Non è possibile sapere a quali nazionalità appartengano gli oltre 7 milioni di cittadini stranieri inseriti nel database AFIS né avere statistiche sull’utilizzo del sistema SARI: le questure a cui i ricercatori di Hermes Center hanno posto i quesiti tramite accesso civico hanno negato l’accesso a queste informazioni. “È quindi impossibile avere numeri sulle nazionalità delle persone incluse del database AFIS e soprattutto le motivazioni che giustificano l’inserimento. Questo quadro deve farci preoccupare ulteriormente perché non sono disponibili valutazioni aggiornate degli algoritmi del sistema SARI”. Le ultime disponibili, sottolinea Hermes Center, risalgono 2016. Inoltre “a distanza di tre anni dal primo utilizzo del sistema SARI la polizia non ha pubblicato alcun tipo di analisi sull’accuratezza e sul tasso di falsi positivi del sistema”. Un dato da non sottovalutare se si tengono in considerazione i risultati di studi pubblicati dal Massachusset institute of technology (MIT) e dalla Stanford University, che dimostrano come i sistemi di riconoscimento facciale attualmente in commercio commettono sistematicamente più errori quando si tratta di riconoscere persone “non bianche”. Il rischio denunciato da Hermes Center è che un richiedente asilo possa essere fermato e interrogato solamente perché l’algoritmo del sistema SARI ha indicato una corrispondenza con la foto di una persona indagata, persona con la quale condivide solo il colore della pelle.

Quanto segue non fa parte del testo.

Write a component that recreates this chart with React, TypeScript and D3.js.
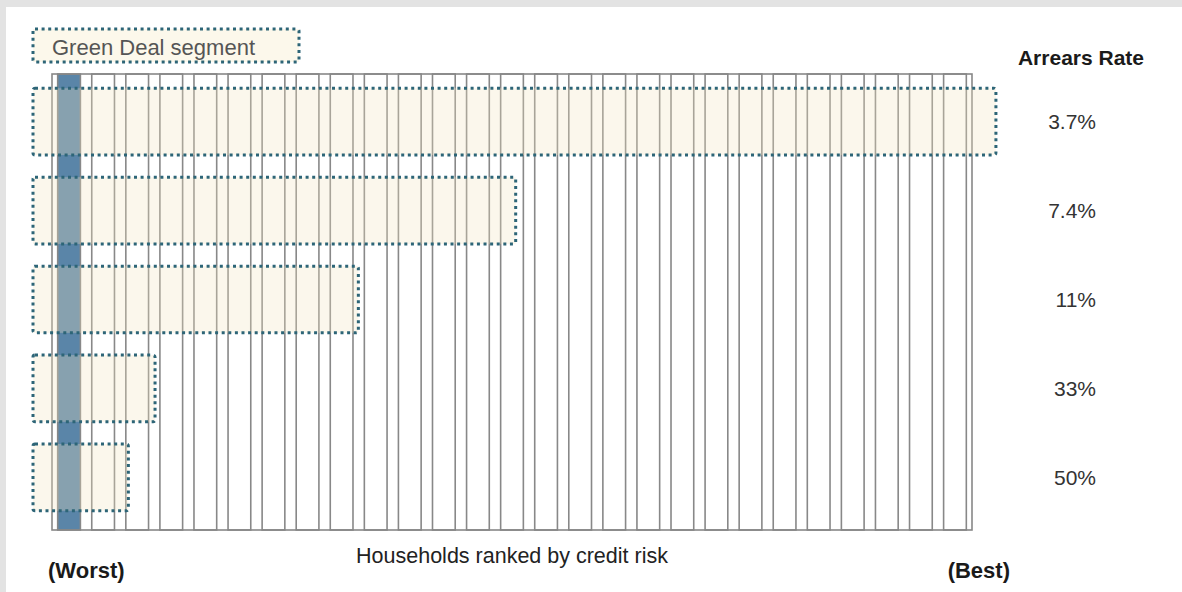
import React from "react";
import * as d3 from "d3";

// Households ranked by credit risk, worst (left) to best (right)
const households: number[] = d3.range(27);
const worstHousehold = 0;

// Green Deal segment rows: how far each segment reaches across the ranking
// (share of the ranked households) and the arrears rate in that segment
const segmentRows = ["All", "Half", "Third", "Ninth", "Worst"];
const segmentReach = [1.026, 0.504, 0.333, 0.112, 0.083];
const arrearsRate = ["3.7%", "7.4%", "11%", "33%", "50%"];

const legendLabel = "Green Deal segment";
const rateTitle = "Arrears Rate";
const axisTitle = "Households ranked by credit risk";
const worstLabel = "(Worst)";
const bestLabel = "(Best)";

const W = 1182;
const H = 592;
const plot = { left: 52, right: 972, top: 74, bottom: 530 };
const FONT = "'Liberation Sans', Arial, sans-serif";

export default function App() {
  const xBand = d3
    .scaleBand<number>()
    .domain(households)
    .range([plot.left, plot.right])
    .paddingInner(1 / 3)
    .paddingOuter(1 / 6);

  const xReach = d3.scaleLinear().domain([0, 1]).range([plot.left, plot.right]);

  const yRow = d3
    .scaleBand<string>()
    .domain(segmentRows)
    .range([66, 533])
    .padding(0.25);

  const segLeft = xReach(0) - 19;
  const dotted = {
    fill: "none",
    stroke: "#2d6577",
    strokeWidth: 3,
    strokeDasharray: "3 3.6",
  };

  return (
    <svg
      width={W}
      height={H}
      style={{ position: "absolute", left: 0, top: 0, display: "block" }}
      fontFamily={FONT}
    >
      <rect x={0} y={0} width={W} height={H} fill="#e3e3e3" />
      <rect x={6} y={7} width={W - 6} height={H - 7} fill="#ffffff" />

      {/* legend */}
      <rect x={33} y={29} width={266} height={33} fill="#fcf8eb" />
      <rect x={33} y={29} width={266} height={33} rx={2} {...dotted} />
      <text x={52} y={55} fontSize={22} fill="#555555">
        {legendLabel}
      </text>

      {/* household columns */}
      {households.map((h) => (
        <rect
          key={h}
          x={xBand(h)}
          y={plot.top}
          width={xBand.bandwidth()}
          height={plot.bottom - plot.top}
          fill={h === worstHousehold ? "#5a85a8" : "#ffffff"}
          stroke="#888888"
          strokeWidth={1.6}
        />
      ))}
      <rect
        x={plot.left}
        y={plot.top}
        width={plot.right - plot.left}
        height={plot.bottom - plot.top}
        fill="none"
        stroke="#888888"
        strokeWidth={1.6}
      />

      {/* segments */}
      {segmentRows.map((r, i) => {
        const y = yRow(r)!;
        const w = xReach(segmentReach[i]) - segLeft;
        return (
          <g key={r}>
            <rect
              x={segLeft}
              y={y}
              width={w}
              height={yRow.bandwidth()}
              fill="#f2e6c0"
              fillOpacity={0.3}
            />
            <rect x={segLeft} y={y} width={w} height={yRow.bandwidth()} rx={2} {...dotted} />
            <text
              x={1096}
              y={y + yRow.bandwidth() / 2}
              dy="0.36em"
              textAnchor="end"
              fontSize={21}
              fill="#333333"
            >
              {arrearsRate[i]}
            </text>
          </g>
        );
      })}

      <text x={1081} y={65} textAnchor="middle" fontSize={21} fontWeight="bold" fill="#1a1a1a">
        {rateTitle}
      </text>
      <text
        x={(plot.left + plot.right) / 2}
        y={563}
        textAnchor="middle"
        fontSize={21.5}
        fill="#222222"
      >
        {axisTitle}
      </text>
      <text x={48} y={578} fontSize={22} fontWeight="bold" fill="#1a1a1a">
        {worstLabel}
      </text>
      <text x={1010} y={578} textAnchor="end" fontSize={22} fontWeight="bold" fill="#1a1a1a">
        {bestLabel}
      </text>
    </svg>
  );
}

“La sperimentazione di tecnologie digitali in materia di immigrazione è totalmente sui generis poiché migranti e stranieri sono rappresentati come popolazioni da dover controllare, tracciare e sorvegliare in quanto fuori dai confini e dunque dalla legge -proseguono i ricercatori-. Non è previsto, come per tutti gli altri cittadini o legalmente residenti all’interno dell’Unione europea, che sia determinata una ragione specifica per la quale le persone in movimento debbano essere controllate poiché è la loro intrinseca situazione che le rende oggetto di tale sorveglianza”.
Così come non è possibile conoscere le nazionalità dei cittadini stranieri presenti nel database AFIS, allo stesso modo non c’è trasparenza sugli algoritmi utilizzati. “L’algoritmo riflette gli stereotipi e i pregiudizi di chi lo costruisce -spiega Laura Carrer-. La tecnologia viene percepita come ‘neutra’, ma non è così: il lato umano dietro queste tecnologie è molto rilevante. Inoltre, al momento non ci sono norme specifiche né direttive europee che richiedano la trasparenza degli algoritmi; non è quindi possibile conoscerne il funzionamento, non sappiamo quali siano i criteri su cui si basa il riconoscimento facciale e come avviene l’identificazione. Per questo motivo chiediamo al ministero dell’Interno di fornire dettagli puntuali sugli algoritmi utilizzati con il sistema SARI, pubblicando valutazioni semestrali sulle prestazioni del sistema”.
Hermes Center chiede inoltre che il governo intervenga sulla gestione dei database che raccolgono dati biometrici di persone vulnerabili come migranti, richiedenti asilo e rifugiati “in modo tale che queste informazioni non vengano ‘diluite’ tra quelle relative allo stato legale ad esempio di una persona che ha commesso qualsiasi reato penale”.